А про второй случай мама рассказала журналисту Полине Соловей, и она написала об этом рассказ «А яблоня живет», вошедший в книгу «Товарищ военврач» (Лениздат, 1987). Со слов Полины Соловей и привожу эту историю.

Во время наступления на Берлин операции в госпитале, расположенном под Кюстрином, шли круглосуточно. У врачей не было времени на сон, короткие передышки были только на несколько минут, пока готовили следующего больного к операции. Даже переодеваться было некогда, и один халат натягивали поверх другого. Над фамилией моей мамы — Огурцова часто подшучивали. Вот и на этот раз капитан Марасанов сказал ей: «Была ты у нас солененький огурчик, а стала капустный кочанчик». Но в эту ночь даже улыбнуться на шутку у мамы не было сил. Под утро всем дали полчаса отдыха, и мама, выйдя из подвала, где были развернуты операционные, попала в сад… 

«Был конец апреля, и цвела яблоня, — пишет в своем рассказе Полина Соловей. — Но это было странное дерево. Оно было расколото надвое. Половиной своего ствола и кроны оно вытянулось к небу, ветви его были облиты цветами и едва колыхались на ветру. Вторая половина лежала на земле. Листья на ней уже поникли, цветы завяли. Нина не могла отвести глаз от этого удивительного дерева. И вдруг сами собой полились слезы. Если бы ее спросили тогда, о чем она плачет, навряд ли смогла ответить что-то вразумительное. Сейчас, спустя годы, Нине Павловне кажется, что ей понятно, о чем плакала та девушка, которой она была когда-то. О том, что пронеслось ужасом над ее жизнью, над ее Родиной, над ее землей. О тех, кто никогда больше не увидит весеннего неба, цветущего дерева, не вдохнет радостного свежего воздуха»...

И еще одна история. Весной 1985 года, как раз перед майскими праздниками, я шла по Петроградской на свою кафедру. Все тротуары вдоль проспекта Медиков были усыпаны свежеобрезанными ветками липы с нежными, только что проклюнувшимися листочками. Их стало жалко — не успели пожить. Эту несправедливость я решила исправить и набрала веток «сколько хватило рук». Принесла на кафедру, решив, что поставлю веточки в банки на окна и будет повеселее — за окном серое питерское небо и дождь со снегом, а у нас будет настоящая весна! Но пока шла, подумала: «А что же это липа страдает зря?

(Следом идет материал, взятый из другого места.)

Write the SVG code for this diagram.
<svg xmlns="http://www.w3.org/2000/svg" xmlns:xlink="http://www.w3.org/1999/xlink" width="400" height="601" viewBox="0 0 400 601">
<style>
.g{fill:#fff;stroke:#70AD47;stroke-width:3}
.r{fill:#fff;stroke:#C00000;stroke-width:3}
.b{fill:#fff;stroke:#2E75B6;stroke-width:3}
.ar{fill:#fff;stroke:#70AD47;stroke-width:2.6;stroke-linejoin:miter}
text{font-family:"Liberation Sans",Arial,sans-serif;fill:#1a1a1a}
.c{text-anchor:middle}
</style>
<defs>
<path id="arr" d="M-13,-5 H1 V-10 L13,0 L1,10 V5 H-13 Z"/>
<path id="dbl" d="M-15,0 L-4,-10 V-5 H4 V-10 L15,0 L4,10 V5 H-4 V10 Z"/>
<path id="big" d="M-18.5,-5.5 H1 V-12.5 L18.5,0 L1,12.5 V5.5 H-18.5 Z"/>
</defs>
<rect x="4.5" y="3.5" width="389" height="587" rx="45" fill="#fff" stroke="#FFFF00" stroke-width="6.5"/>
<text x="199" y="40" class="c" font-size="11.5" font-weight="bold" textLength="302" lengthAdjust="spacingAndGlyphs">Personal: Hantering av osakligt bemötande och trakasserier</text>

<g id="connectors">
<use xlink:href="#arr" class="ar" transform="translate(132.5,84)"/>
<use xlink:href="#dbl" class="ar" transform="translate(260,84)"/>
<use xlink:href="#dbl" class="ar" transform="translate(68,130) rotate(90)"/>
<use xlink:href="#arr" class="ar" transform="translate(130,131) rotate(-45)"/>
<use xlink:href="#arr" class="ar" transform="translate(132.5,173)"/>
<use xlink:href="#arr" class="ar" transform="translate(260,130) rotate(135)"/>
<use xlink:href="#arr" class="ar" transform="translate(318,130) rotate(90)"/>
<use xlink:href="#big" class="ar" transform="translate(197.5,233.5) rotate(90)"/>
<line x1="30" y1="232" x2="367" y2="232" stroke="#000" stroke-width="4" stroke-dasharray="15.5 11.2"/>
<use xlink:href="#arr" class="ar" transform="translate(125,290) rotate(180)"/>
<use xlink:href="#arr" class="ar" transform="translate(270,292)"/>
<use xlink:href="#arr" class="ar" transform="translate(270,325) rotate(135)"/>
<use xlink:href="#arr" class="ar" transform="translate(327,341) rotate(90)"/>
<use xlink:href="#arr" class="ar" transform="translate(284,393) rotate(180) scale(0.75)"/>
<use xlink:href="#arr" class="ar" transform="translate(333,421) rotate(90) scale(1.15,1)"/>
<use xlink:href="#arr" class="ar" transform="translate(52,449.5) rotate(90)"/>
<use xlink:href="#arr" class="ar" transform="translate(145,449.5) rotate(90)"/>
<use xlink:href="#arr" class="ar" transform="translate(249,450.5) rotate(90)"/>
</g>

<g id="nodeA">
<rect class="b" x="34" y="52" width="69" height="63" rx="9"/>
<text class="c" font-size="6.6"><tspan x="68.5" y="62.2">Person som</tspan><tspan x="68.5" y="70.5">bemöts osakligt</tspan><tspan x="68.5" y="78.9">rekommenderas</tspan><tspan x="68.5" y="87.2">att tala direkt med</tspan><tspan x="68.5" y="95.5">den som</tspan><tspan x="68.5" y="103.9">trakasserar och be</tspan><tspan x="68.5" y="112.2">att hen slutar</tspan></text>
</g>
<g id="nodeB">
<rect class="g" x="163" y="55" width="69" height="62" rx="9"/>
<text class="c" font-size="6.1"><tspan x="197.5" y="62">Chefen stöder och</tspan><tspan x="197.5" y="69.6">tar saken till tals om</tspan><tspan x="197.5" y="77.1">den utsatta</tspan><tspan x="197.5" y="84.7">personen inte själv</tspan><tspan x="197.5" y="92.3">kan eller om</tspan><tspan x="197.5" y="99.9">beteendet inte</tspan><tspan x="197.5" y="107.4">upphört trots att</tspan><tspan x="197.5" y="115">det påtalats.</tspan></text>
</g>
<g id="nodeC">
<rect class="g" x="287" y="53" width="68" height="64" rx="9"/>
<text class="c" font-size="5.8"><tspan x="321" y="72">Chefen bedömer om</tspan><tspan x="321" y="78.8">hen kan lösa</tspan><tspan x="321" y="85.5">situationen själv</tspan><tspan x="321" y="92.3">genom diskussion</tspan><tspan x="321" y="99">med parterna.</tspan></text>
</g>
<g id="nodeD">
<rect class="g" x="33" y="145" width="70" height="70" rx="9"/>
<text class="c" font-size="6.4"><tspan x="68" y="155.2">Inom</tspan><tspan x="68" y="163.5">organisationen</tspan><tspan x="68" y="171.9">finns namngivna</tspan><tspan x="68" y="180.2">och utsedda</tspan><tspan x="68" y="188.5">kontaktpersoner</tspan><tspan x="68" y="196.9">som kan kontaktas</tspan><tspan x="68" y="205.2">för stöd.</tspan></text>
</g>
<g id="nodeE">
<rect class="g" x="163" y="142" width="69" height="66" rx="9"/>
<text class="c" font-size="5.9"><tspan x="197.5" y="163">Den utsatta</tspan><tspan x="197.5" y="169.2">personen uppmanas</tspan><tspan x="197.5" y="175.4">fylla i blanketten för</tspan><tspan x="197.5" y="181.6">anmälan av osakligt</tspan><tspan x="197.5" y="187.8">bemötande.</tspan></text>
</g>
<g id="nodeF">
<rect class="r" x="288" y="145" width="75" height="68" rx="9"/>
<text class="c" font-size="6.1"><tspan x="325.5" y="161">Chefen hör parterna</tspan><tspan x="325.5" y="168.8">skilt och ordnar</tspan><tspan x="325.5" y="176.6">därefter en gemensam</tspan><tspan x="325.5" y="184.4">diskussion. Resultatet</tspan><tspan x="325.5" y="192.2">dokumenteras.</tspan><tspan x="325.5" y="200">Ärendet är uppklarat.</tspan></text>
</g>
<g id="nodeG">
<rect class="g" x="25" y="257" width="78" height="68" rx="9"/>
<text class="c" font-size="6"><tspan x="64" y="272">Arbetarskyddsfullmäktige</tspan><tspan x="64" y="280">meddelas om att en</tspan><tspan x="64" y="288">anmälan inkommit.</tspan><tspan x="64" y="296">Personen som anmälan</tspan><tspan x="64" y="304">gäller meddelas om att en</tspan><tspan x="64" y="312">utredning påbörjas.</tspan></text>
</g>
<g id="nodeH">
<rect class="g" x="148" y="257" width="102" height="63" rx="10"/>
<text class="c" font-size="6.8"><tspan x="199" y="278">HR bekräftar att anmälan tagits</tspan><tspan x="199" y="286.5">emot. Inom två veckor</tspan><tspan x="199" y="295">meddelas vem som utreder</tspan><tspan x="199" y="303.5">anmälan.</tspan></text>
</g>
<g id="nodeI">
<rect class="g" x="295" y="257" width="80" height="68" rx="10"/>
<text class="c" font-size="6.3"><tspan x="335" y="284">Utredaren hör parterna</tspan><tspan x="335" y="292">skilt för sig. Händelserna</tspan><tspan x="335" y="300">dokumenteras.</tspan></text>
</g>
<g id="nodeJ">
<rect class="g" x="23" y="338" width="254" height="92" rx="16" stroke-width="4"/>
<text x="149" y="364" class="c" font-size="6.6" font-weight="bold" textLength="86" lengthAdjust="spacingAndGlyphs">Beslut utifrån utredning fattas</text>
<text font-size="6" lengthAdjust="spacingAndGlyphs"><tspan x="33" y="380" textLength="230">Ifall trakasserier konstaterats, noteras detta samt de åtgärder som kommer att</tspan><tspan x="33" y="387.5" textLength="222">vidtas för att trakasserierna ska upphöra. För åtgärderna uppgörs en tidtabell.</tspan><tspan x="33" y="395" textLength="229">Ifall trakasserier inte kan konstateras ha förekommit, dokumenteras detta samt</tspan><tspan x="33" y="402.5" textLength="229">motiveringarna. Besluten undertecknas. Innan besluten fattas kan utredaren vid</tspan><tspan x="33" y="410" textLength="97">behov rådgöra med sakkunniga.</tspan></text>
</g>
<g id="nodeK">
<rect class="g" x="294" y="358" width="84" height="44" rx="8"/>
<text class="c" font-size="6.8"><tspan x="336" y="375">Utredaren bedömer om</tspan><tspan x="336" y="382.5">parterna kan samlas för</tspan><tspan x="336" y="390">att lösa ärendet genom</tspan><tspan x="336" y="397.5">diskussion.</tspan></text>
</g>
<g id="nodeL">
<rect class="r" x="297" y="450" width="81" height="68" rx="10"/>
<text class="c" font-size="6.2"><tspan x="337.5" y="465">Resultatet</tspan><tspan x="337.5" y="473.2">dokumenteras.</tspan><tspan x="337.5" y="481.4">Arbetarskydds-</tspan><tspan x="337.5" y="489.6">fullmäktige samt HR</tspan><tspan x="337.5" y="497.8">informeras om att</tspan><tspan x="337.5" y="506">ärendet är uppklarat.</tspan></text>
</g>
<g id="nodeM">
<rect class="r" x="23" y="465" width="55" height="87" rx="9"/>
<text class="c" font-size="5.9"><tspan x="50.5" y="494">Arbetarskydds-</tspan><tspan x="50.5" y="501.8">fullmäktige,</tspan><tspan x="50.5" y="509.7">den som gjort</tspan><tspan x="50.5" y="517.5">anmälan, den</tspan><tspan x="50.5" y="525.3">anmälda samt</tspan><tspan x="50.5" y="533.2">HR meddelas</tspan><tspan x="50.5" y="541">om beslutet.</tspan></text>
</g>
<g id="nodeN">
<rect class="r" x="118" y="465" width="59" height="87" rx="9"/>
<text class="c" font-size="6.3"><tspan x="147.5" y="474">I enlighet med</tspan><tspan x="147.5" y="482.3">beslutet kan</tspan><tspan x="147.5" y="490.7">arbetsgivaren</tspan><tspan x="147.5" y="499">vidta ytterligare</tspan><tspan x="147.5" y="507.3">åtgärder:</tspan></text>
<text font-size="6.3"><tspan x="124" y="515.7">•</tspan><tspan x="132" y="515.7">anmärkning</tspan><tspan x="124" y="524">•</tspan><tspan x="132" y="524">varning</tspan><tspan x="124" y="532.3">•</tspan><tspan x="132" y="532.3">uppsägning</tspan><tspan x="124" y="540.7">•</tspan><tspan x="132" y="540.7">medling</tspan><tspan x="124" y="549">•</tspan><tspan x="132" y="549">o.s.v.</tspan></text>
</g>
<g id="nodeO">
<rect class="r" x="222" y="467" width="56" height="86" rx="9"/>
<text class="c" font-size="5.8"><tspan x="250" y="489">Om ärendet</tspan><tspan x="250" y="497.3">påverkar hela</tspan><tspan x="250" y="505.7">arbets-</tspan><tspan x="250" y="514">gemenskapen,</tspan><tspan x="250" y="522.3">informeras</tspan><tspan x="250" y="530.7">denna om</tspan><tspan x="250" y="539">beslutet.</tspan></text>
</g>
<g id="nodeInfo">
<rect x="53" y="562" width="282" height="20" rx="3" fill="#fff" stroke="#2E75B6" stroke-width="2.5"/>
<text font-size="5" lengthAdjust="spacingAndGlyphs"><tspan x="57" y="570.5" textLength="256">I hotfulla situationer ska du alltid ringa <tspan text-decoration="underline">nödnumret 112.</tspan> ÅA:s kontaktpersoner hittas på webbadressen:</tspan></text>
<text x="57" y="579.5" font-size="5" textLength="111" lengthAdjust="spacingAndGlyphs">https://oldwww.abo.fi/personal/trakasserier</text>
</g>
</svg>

Надо бы листья поисследовать». Не долго думая, срезала несколько листочков, измельчила, смешала с водой, профильтровала и начала полученную жидкость вводить подопытным животным. В эти дни у нас шли эксперименты по оценке устойчивости крыс к дефициту кислорода и влиянию на нее различных веществ.

Каково же было мое удивление, когда животные, получившие сок из листьев липы, прожили в барокамере дольше всех и практически выжили на предельной для крыс «высоте» 12 км над уровнем моря. Не поверила своим глазам и позвала своего руководителя Леонида Васильевича Пастушенкова со словами: «Кажется, я сломала барокамеру — все крысы выжили на предельной высоте». Но барокамера была в порядке.

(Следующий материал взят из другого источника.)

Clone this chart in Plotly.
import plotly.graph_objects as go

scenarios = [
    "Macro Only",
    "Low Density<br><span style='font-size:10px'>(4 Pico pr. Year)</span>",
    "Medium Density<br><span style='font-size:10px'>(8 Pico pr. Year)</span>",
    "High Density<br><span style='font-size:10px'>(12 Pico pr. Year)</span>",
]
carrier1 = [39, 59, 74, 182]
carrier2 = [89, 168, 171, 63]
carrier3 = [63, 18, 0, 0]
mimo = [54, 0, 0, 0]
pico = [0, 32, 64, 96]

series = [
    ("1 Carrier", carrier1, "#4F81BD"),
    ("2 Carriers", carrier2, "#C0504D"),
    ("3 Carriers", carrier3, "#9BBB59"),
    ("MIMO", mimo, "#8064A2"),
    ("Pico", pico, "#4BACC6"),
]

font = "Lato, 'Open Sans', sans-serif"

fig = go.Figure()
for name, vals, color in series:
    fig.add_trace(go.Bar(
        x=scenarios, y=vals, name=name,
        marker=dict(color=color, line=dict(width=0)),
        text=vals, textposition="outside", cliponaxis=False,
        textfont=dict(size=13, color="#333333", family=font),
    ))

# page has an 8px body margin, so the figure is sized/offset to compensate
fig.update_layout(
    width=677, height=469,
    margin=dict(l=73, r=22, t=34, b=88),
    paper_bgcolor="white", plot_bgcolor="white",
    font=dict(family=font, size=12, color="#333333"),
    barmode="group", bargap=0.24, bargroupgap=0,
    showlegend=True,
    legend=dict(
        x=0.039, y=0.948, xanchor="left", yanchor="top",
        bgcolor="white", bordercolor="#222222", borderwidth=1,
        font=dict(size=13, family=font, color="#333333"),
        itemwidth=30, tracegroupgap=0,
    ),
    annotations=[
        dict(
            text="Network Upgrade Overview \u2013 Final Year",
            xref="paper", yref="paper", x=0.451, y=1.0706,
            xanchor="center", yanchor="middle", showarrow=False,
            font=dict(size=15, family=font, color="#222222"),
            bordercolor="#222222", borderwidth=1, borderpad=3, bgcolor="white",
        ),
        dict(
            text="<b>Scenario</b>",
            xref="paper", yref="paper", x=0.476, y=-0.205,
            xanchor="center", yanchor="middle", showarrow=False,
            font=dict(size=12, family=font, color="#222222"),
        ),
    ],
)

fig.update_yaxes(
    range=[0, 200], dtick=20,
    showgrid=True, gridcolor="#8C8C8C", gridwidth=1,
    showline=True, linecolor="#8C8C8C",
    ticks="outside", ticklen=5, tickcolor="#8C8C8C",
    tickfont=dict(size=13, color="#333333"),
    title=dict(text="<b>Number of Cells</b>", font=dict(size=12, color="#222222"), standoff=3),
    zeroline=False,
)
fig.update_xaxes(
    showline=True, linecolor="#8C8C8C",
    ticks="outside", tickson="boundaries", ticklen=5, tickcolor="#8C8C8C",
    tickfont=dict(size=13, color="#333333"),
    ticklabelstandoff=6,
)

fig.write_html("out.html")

Тут уж и все сотрудники собрались в лаборатории, и мы до конца дня проверяли, не произошло ли ошибки. Затем стали подробно изучать различные извлечения из листьев липы. Через год я докладывала результаты исследований на заседании общества фармакологов. После доклада было много вопросов, некоторые коллеги отнеслись с недоверием к нашим результатам. Но вот слово взяла фармаколог Ромэна Петровна Чередниченко и сказала: «Не спорьте, эти результаты, несомненно, объясняют, почему моя семья не погибла в блокаду. Мы жили недалеко от Летнего сада, и бабушка заставляла нас собирать листья липы, из которых делала нам и салат, и суп, и чай. Вот мы и спаслись»…

Хочется еще вспомнить и человеческий подвиг сотрудников Ленинградского химико-фармацевтического и Ботанического институтов, которые ценой своей жизни сохраняли и драгоценные коллекции растений, и уникальные гербарии, и накопленные знания… Пусть никогда не повторятся такие испытания, а мы всегда будем помнить о людях, победивших войну.